Before the meeting took place, Ed was having a difficult time as people kept remarking that he was clearing ditches and what was he finding? Having been sworn to secrecy by Charlie, Ed cannot reveal the truth, which is that the ditches were showing signs of not being cleared for yonks. Except that he does tell Emma, with strict instructions that she mustn’t breathe a word. Going on previous Ambridge experience, this is where it goes tits up for Ed as Emma blows the gaff and he can kiss goodbye to further Estate work.
Wicked Witch Hazel made an unwelcome return to the village to count the cost of the flood damage to her empire. She was seen going into the village shop with ‘a man in an expensive suit’ (so he had to be the insurer/loss adjuster). Susan asked what was happening, to be told in no uncertain terms that she would be informed when, and if, anything was decided. Witch Hazel also called on Peggy, looking for documents giving Jack (and now her) the right to attend BL game shoots. Peggy says she knows nothing of any such documents and the social temperature drops. Hazel then complains that she “went to visit Daddy’s grave” and the wording on the headstone wasn’t what she expected. As Peggy had changed the inscription, this came as no surprise to her, but the temperature dropped even further.
Witch Hazel left, saying: “There are several things I have to do in Ambridge Peggy, but none of them concerns you. Goodbye”. The door shuts and Peggy says “Goodbye - and good riddance.” I suspect Hazel will be back ere long.
And now we come to the story of Bert and Freda. The church service was apparently first class, with Jolene giving an amusing insight into Freda’s time at The Bull and Jill’s eulogy moving the congregation. The Wake afterwards (at Brookfield) went well, although Kenton wouldn’t talk to David, and Bert described it as ‘a nice afternoon’, but we know what he meant.
Fortunately we were spared Bert’s specially-written poem, in which he compared Freda to a rose (shades of Elton John/Princess Diana?) but it gave Jill the idea to plant a rose in Freda’s memory. But where to plant? Brookfield wasn’t her home and the bungalow would stir up future memories, so it has to be The Bull.

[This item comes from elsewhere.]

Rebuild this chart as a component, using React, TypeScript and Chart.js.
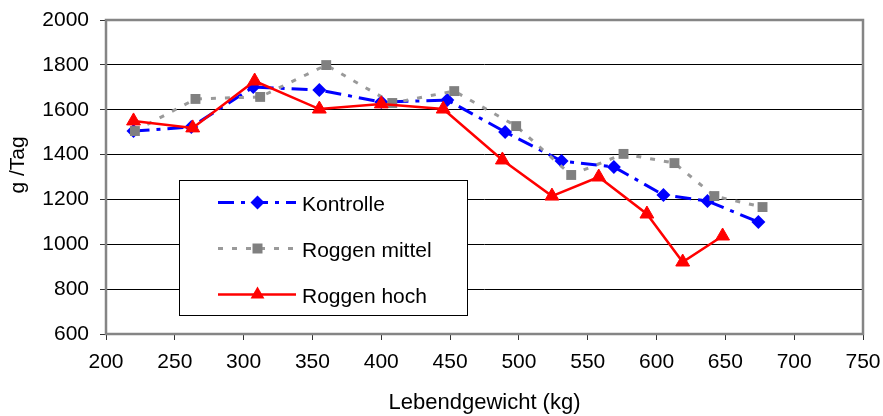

Later in the week, Fallon was telling PCB how Kenton had spent at least an hour going over exactly where the shrub should be planted and it shows that Kenton’s heart is in the right place (try telling that to David). And now, dear readers, we have an example - as given in some earlier episodes of this blog - of why you shouldn’t take the odd phrase out of context, as Fallon told PCB: “Bert’s keen about having it against the back wall”. Absolutely no further comment.